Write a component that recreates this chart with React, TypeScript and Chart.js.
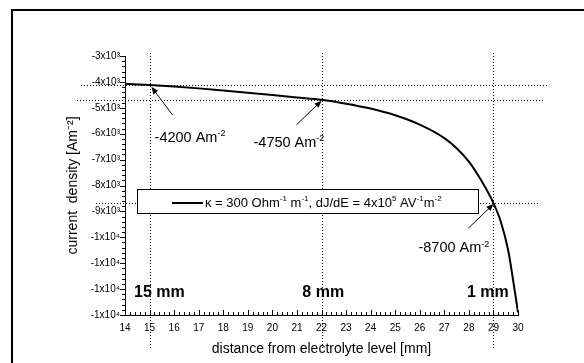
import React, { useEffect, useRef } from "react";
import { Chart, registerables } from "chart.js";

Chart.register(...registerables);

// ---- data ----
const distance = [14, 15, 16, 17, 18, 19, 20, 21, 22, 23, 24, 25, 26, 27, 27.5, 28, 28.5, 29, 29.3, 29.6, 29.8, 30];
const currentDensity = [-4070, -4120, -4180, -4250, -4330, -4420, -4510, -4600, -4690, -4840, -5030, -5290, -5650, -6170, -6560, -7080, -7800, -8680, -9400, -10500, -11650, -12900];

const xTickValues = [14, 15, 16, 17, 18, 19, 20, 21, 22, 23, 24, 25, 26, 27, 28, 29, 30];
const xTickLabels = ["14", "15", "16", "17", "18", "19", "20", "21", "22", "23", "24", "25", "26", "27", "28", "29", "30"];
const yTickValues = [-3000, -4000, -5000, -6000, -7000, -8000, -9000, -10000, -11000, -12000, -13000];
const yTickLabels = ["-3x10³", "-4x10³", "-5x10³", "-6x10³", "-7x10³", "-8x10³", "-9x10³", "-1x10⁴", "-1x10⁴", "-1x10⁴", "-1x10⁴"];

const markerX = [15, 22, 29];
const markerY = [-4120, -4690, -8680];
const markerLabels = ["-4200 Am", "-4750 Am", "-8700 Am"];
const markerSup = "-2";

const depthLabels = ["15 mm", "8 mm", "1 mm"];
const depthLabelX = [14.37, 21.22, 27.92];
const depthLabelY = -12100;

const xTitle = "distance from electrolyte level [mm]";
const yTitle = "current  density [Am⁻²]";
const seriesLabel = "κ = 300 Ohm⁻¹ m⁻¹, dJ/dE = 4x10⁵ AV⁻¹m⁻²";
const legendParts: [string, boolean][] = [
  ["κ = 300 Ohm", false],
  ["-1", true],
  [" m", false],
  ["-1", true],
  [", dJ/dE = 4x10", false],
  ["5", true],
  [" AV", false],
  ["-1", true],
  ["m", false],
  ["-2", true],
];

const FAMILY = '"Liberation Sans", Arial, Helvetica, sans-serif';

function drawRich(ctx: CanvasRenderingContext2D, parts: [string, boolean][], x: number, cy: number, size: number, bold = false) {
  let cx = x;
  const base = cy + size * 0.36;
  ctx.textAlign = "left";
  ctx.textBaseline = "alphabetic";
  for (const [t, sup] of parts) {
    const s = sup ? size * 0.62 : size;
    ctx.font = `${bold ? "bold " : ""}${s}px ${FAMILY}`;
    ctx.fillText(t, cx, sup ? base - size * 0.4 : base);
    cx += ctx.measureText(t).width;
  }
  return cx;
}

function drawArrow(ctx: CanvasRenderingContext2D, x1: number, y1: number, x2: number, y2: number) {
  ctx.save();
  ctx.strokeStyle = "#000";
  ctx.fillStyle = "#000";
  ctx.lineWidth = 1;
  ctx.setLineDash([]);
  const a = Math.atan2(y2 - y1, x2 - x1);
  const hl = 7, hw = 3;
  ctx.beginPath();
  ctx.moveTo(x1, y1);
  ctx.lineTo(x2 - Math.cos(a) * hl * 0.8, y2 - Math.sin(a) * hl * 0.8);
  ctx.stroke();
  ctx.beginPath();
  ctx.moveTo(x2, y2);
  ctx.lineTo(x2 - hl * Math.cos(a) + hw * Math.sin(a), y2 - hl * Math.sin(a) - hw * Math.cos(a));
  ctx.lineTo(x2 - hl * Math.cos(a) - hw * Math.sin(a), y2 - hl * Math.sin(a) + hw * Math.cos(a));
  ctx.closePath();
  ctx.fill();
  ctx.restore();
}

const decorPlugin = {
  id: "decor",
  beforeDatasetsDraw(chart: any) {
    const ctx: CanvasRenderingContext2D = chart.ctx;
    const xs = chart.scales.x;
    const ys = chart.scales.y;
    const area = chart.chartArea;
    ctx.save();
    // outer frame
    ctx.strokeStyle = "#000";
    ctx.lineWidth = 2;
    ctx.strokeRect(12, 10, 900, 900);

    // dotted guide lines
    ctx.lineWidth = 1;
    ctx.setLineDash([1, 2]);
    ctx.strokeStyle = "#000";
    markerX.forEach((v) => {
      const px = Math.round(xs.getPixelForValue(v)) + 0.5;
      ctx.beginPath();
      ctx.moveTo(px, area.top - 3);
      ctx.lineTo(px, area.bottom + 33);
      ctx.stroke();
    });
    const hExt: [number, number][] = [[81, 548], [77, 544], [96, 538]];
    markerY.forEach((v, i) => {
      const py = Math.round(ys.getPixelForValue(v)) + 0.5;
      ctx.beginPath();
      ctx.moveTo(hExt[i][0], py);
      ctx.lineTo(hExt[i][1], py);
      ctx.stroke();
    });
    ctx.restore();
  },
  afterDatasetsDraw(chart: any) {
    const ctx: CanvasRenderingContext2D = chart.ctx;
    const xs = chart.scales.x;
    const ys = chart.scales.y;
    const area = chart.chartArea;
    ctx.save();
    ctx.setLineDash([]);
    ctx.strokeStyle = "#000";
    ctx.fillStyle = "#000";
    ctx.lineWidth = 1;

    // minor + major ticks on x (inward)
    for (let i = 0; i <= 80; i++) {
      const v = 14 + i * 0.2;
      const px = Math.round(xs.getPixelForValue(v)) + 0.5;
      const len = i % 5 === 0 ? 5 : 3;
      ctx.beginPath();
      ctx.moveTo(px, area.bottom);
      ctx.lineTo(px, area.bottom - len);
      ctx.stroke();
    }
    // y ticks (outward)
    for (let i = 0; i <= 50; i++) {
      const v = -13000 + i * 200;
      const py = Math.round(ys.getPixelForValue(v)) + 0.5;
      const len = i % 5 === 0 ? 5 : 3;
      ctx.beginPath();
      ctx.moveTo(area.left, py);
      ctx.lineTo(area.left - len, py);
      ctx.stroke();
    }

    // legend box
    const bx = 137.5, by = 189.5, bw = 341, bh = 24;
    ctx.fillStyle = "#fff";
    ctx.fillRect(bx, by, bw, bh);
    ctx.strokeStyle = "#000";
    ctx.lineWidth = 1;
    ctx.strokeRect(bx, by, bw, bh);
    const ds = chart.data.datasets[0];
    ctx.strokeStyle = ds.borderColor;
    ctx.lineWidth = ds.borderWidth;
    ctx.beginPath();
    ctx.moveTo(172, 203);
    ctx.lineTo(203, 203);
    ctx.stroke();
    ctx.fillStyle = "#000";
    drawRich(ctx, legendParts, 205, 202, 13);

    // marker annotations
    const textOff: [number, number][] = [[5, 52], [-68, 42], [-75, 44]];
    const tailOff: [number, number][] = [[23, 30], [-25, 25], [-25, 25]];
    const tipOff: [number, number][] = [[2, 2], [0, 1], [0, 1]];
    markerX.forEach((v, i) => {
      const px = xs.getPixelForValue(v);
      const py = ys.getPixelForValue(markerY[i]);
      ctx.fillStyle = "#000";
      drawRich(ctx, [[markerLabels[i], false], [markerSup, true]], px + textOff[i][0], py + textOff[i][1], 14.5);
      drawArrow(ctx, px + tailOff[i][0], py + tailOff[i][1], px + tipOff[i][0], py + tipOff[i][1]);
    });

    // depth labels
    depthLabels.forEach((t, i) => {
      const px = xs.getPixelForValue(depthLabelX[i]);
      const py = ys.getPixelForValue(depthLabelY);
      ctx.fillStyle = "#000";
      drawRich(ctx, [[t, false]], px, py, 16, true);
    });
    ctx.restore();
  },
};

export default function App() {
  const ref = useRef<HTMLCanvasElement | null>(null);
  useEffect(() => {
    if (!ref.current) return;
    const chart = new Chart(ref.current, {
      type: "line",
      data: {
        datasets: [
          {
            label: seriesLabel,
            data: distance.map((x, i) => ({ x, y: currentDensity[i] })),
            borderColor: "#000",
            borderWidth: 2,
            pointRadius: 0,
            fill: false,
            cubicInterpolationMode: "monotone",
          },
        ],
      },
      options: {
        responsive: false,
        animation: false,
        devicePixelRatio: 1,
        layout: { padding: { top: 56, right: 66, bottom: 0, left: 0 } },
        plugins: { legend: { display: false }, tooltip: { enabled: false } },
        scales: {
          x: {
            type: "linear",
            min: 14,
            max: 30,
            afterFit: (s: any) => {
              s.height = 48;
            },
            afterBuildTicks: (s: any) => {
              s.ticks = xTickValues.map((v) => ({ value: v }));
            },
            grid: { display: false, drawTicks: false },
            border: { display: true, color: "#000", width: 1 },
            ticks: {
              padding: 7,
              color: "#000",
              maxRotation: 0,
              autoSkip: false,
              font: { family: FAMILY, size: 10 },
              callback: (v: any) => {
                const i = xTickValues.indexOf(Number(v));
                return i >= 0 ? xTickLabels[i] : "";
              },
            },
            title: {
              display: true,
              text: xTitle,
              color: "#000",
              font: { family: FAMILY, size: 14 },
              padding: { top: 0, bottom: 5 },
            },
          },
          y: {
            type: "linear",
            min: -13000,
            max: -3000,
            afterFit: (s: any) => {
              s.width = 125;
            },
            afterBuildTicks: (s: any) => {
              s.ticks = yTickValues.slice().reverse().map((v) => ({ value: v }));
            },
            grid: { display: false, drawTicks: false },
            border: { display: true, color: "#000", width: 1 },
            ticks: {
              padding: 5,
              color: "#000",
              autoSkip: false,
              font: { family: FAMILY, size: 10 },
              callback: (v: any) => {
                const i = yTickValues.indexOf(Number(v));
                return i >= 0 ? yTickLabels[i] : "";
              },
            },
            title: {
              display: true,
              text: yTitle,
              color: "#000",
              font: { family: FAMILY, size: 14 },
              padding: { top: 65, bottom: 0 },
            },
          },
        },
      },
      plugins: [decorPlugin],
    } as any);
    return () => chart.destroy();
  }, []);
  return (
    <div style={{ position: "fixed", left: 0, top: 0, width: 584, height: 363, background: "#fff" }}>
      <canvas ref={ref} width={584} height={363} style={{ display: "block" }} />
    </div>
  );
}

__________

**Stated task:**
Looking at the listing above, how many of its lines contain the string "React"? Give the number alone.

**Problem solution:**
2